'''

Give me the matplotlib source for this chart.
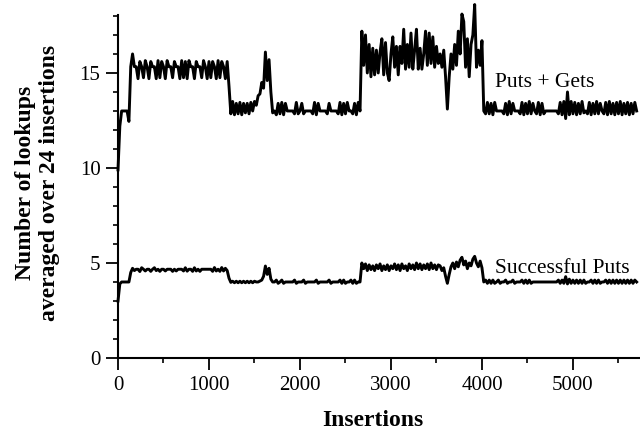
import numpy as np
import matplotlib
matplotlib.use('Agg')
import matplotlib.pyplot as plt
from matplotlib.ticker import MultipleLocator

plt.rcParams['font.family'] = ['Liberation Serif', 'DejaVu Serif']

STEP = 20  # insertions between samples

# ---- "Puts + Gets" series, segments starting at these insertion counts ----
pg_starts = [0, 1220, 2660, 4020]
pg_a = [9.9, 12.2, 13.0, 13.0, 13.0, 13.0, 12.45, 15.33, 16.0, 15.33,
        15.33, 14.7, 15.6, 15.33, 14.75, 15.65, 15.33, 14.7, 15.6, 15.33,
        15.33, 14.7, 15.65, 14.75, 15.6, 15.33, 14.7, 15.65, 15.33, 15.33,
        14.75, 15.6, 15.33, 15.33, 14.7, 15.65, 14.75, 15.6, 14.7, 15.65,
        15.33, 15.33, 14.7, 15.6, 15.33, 15.33, 14.75, 15.65, 15.33, 14.7,
        15.6, 14.75, 15.6, 15.33, 14.7, 15.65, 14.75, 15.6, 15.33, 14.7,
        15.6]
pg_b = [14.3, 12.85, 13.5, 12.8, 13.4, 12.85, 13.45, 12.8, 13.4, 12.9,
        13.4, 12.85, 13.45, 13.0, 13.5, 13.3, 13.8, 13.9, 14.5, 14.2,
        16.1, 14.6, 15.7, 14.0, 12.9, 13.0, 12.8, 13.4, 12.85, 13.45,
        12.8, 13.4, 13.0, 13.0, 13.0, 13.0, 12.85, 13.45, 12.85, 13.0,
        13.4, 12.85, 13.0, 13.0, 13.0, 13.0, 12.85, 13.45, 12.8, 13.4,
        13.0, 13.0, 13.0, 13.0, 12.85, 13.4, 13.0, 13.0, 13.0, 13.0,
        12.85, 13.45, 12.8, 13.4, 12.85, 13.45, 13.0, 13.0, 12.85, 13.4,
        12.8, 13.45]
pg_c = [13.0, 17.2, 15.4, 17.0, 15.0, 16.5, 14.8, 16.3, 14.9, 16.2,
        15.0, 16.1, 16.8, 14.9, 16.6, 15.0, 14.6, 16.0, 16.9, 15.3,
        16.4, 14.9, 16.4, 15.5, 17.3, 15.2, 16.5, 15.3, 17.1, 15.2,
        16.2, 17.3, 15.2, 16.3, 15.2, 16.0, 17.2, 15.4, 17.1, 15.5,
        16.9, 15.3, 16.4, 15.5, 16.0, 15.3, 16.2, 14.8, 13.1, 14.8,
        16.0, 15.2, 16.5, 15.4, 17.2, 16.0, 18.1, 17.7, 15.3, 16.8,
        14.8, 16.5, 17.0, 18.6, 15.3, 16.2, 15.4, 16.7]
pg_d = [13.0, 12.85, 13.45, 12.85, 13.4, 12.8, 13.45, 13.0, 13.0, 13.0,
        13.0, 12.85, 13.4, 12.8, 13.5, 12.85, 13.4, 13.0, 13.0, 13.0,
        12.85, 13.45, 12.8, 13.4, 12.85, 13.5, 12.85, 13.4, 13.0, 12.85,
        13.45, 12.8, 13.4, 12.85, 13.0, 13.0, 13.0, 13.0, 13.0, 13.0,
        13.0, 12.85, 13.45, 12.8, 13.5, 12.6, 14.0, 12.8, 13.5, 12.85,
        13.45, 12.8, 13.4, 12.85, 13.5, 12.9, 13.0, 12.85, 13.45, 12.8,
        13.4, 12.85, 13.5, 12.85, 13.4, 13.0, 12.85, 13.45, 12.8, 13.5,
        12.85, 13.4, 12.8, 13.45, 12.85, 13.5, 12.8, 13.4, 12.85, 13.45,
        12.8, 13.4, 12.85, 13.45, 13.0]

# ---- "Successful Puts" series ----
sp_starts = [0, 1220, 2660, 4020]
sp_a = [3.0, 3.9, 4.0, 4.0, 4.0, 4.0, 4.0, 4.5, 4.72, 4.6,
        4.67, 4.67, 4.55, 4.75, 4.67, 4.58, 4.67, 4.67, 4.56, 4.67,
        4.75, 4.6, 4.67, 4.56, 4.67, 4.67, 4.58, 4.67, 4.67, 4.67,
        4.56, 4.67, 4.58, 4.67, 4.67, 4.67, 4.58, 4.75, 4.57, 4.67,
        4.67, 4.56, 4.75, 4.58, 4.67, 4.56, 4.67, 4.67, 4.67, 4.67,
        4.67, 4.67, 4.56, 4.76, 4.58, 4.67, 4.56, 4.76, 4.58, 4.72,
        4.6]
sp_b = [4.2, 3.98, 4.04, 3.96, 4.04, 3.96, 4.04, 3.96, 4.04, 3.96,
        4.04, 3.96, 4.04, 3.96, 4.04, 4.0, 4.0, 4.05, 4.1, 4.3,
        4.84, 4.4, 4.72, 4.15, 4.0, 4.0, 4.1, 3.93, 4.0, 4.1,
        3.93, 4.0, 4.0, 4.0, 4.0, 4.0, 4.1, 3.93, 4.0, 4.0,
        4.0, 4.1, 3.93, 4.0, 4.0, 4.0, 4.0, 4.0, 4.1, 3.93,
        4.0, 4.0, 4.0, 4.0, 4.0, 4.1, 3.93, 4.0, 4.0, 4.0,
        4.0, 4.1, 3.93, 4.1, 3.93, 4.0, 4.0, 4.1, 3.93, 4.1,
        3.93, 4.0]
sp_c = [4.0, 5.0, 4.7, 4.95, 4.6, 4.9, 4.65, 4.85, 4.6, 4.9,
        4.7, 4.95, 4.6, 4.85, 4.65, 4.9, 4.6, 4.85, 4.7, 4.95,
        4.65, 4.9, 4.6, 4.95, 4.7, 4.85, 4.6, 4.95, 4.7, 4.9,
        4.65, 5.0, 4.7, 4.95, 4.65, 4.9, 4.7, 4.95, 4.65, 5.0,
        4.7, 4.9, 4.65, 4.9, 4.85, 4.6, 4.75, 4.3, 3.93, 4.4,
        4.8, 5.0, 4.7, 5.05, 4.8, 5.15, 5.3, 4.9, 5.1, 4.7,
        5.0, 4.85, 5.2, 5.35, 5.0, 4.8, 5.1, 4.75]
sp_d = [4.0, 4.1, 3.93, 4.1, 3.93, 4.1, 3.93, 4.0, 4.1, 3.93,
        4.0, 4.0, 4.1, 3.93, 4.0, 4.0, 4.1, 3.93, 4.0, 4.0,
        4.0, 4.1, 3.93, 4.1, 3.93, 4.1, 3.93, 4.0, 4.0, 4.0,
        4.0, 4.0, 4.0, 4.0, 4.0, 4.0, 4.0, 4.0, 4.0, 4.0,
        4.0, 4.1, 3.93, 4.1, 3.93, 4.28, 3.9, 4.15, 3.93, 4.1,
        3.93, 4.1, 3.93, 4.1, 3.93, 4.1, 3.93, 4.0, 4.0, 4.1,
        3.93, 4.1, 3.93, 4.1, 3.93, 4.0, 4.0, 4.1, 3.93, 4.1,
        3.93, 4.1, 3.93, 4.1, 3.93, 4.1, 3.93, 4.1, 3.93, 4.1,
        3.93, 4.1, 3.93, 4.1, 4.0]

series_labels = ['Puts + Gets', 'Successful Puts']
x_ticks = [0, 1000, 2000, 3000, 4000, 5000]
y_ticks = [0, 5, 10, 15]


def build(starts, segs):
    xs = np.concatenate([s + STEP * np.arange(len(v)) for s, v in zip(starts, segs)])
    ys = np.concatenate([np.asarray(v, float) for v in segs])
    return xs, ys


x_pg, y_pg = build(pg_starts, [pg_a, pg_b, pg_c, pg_d])
x_sp, y_sp = build(sp_starts, [sp_a, sp_b, sp_c, sp_d])

fig = plt.figure(figsize=(6.4, 4.32), dpi=100)
ax = fig.add_axes([118 / 640, 74 / 432, 522 / 640, 343 / 432])

ax.plot(x_pg, y_pg, color='black', lw=2.1, clip_on=False)
ax.plot(x_sp, y_sp, color='black', lw=2.1, clip_on=False)

ax.set_xlim(0, 5737)
ax.set_ylim(0, 18.05)

ax.spines['top'].set_visible(False)
ax.spines['right'].set_visible(False)
for s in ('left', 'bottom'):
    ax.spines[s].set_linewidth(1.5)

ax.set_xticks(x_ticks)
ax.set_yticks(y_ticks)
ax.xaxis.set_minor_locator(MultipleLocator(500))
ax.yaxis.set_minor_locator(MultipleLocator(1))
ax.tick_params(which='major', direction='out', length=8.6, width=1.3,
               labelsize=15, pad=4)
ax.tick_params(which='minor', direction='out', length=3.6, width=1.2)

ax.text(4143, 14.28, series_labels[0], fontsize=15.5, va='baseline', ha='left')
ax.text(4143, 4.46, series_labels[1], fontsize=15.5, va='baseline', ha='left')

fig.text(373 / 640, 1 - 426 / 432, 'Insertions', ha='center', va='baseline',
         fontsize=17, fontweight='bold')
fig.text(0.0584, 1 - 183 / 432, 'Number of lookups\naveraged over 24 insertions',
         rotation=90, ha='center', va='center', fontsize=17, fontweight='bold',
         linespacing=1.15, multialignment='center')

fig.savefig('out.png', dpi=100)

'''

Instruction: Repeat only the lines between the start of the data and the line with "insertions between samples", including those two lines, and skip the pictures.

Problem solution:
Give me the matplotlib source for this chart.
import numpy as np
import matplotlib
matplotlib.use('Agg')
import matplotlib.pyplot as plt
from matplotlib.ticker import MultipleLocator

plt.rcParams['font.family'] = ['Liberation Serif', 'DejaVu Serif']

STEP = 20  # insertions between samples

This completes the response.